Unlike the followers of Richard Spencer et al, these groups were organized specifically as militias and were ready to open fire on anybody who stood in their way. However, McVeigh’s terrorist attack was beyond the scope of what was on their political agenda at the time just as was the case in Norway seven years ago. Indeed, an ultraright leader called to testify in Breivik’s defense described him as a mad man. Very few people considered McVeigh as a hero, except himself. As homicidal narcissists, McVeigh and Breivik stand alone.

Most of the groups that were in McVeigh’s orbit have faded from the scene but at the time they were involved in major confrontations with the authorities. We see footage of shootouts between the cops and various ultrarightists that predictably led to the latter being mowed down and consequently attaining martyr status for their supporters. McVeigh identified closely with the militia leaders under siege and saw every gun duel as proof that the government was the enemy of the people. In 1992, McVeigh identified closely with Aryan Nation member Randy Weaver who was in a stand-off with ATF officers surrounding his heavily fortified home in Ruby Ridge, Idaho. Weaver, who had failed to show up in court for a firearms violation, saw himself as above the law basically. The view that the state was illegitimate was widespread among ranchers and survivalists in the Northwest, with the latest occurrence taking place over Ammon Bundy’s armed occupation of federal land two years ago.

But it was Waco that pushed McVeigh over the edge. In 1993, the religious cult Branch Davidians were suspected of stockpiling weapons and once again the ATF arrived to arrest its leader David Koresh, who became a martyr to the ultraright just like Randy Weaver.

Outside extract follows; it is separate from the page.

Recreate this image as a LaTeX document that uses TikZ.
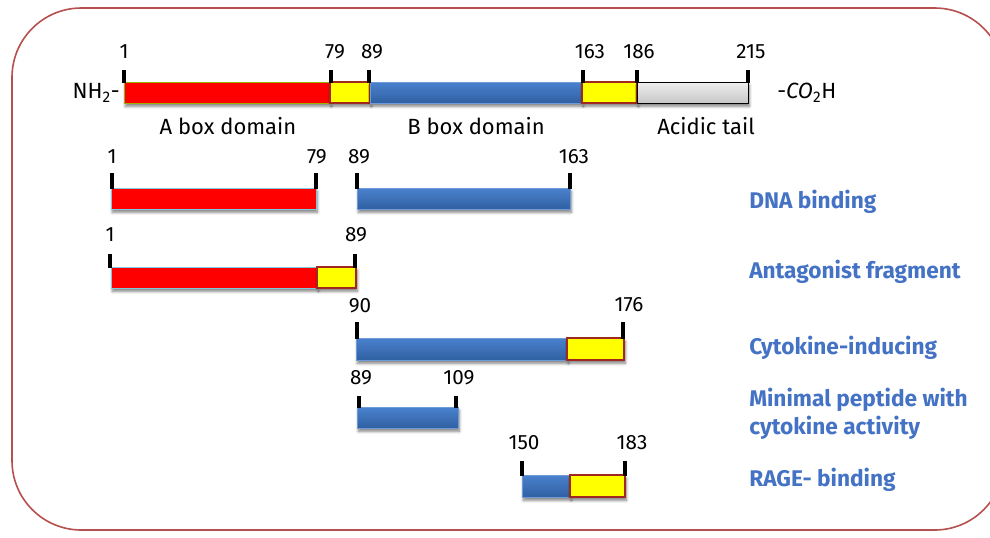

After witnessing the siege turn deadly, mostly against the cult members, McVeigh decided to begin preparing for his revenge against an out-of-control federal government. Obviously, we are in a much different situation today. Instead of Janet Reno and Bill Clinton serving as Satanic figures to American white supremacists, we have a White House that is hailed as its champion. The victims are not people seen as advancing the interests of a socialist or liberal state such as young social democratic campers or government workers in Oklahoma City. Instead, they are the immigrants that both the Norwegian and American governments are using as a scapegoat. Today, Norway is ruled by the Conservative Party whose leader Erna Solberg warns that there is “no free entry into Europe”. For those hoping that the USA can become more like a Scandinavian country, this is not good news nor is it good news coming out of Sweden that the Sweden Democrats (a misnomered neo-Nazi party) is on the upswing. Ultimately, the best way to confront the ultraright is by drawing clear class lines and fighting for social justice by any means necessary. If that sounds like extremism, that’s to be expected in a period where moderation only leads to further erosions of constitutional and human rights.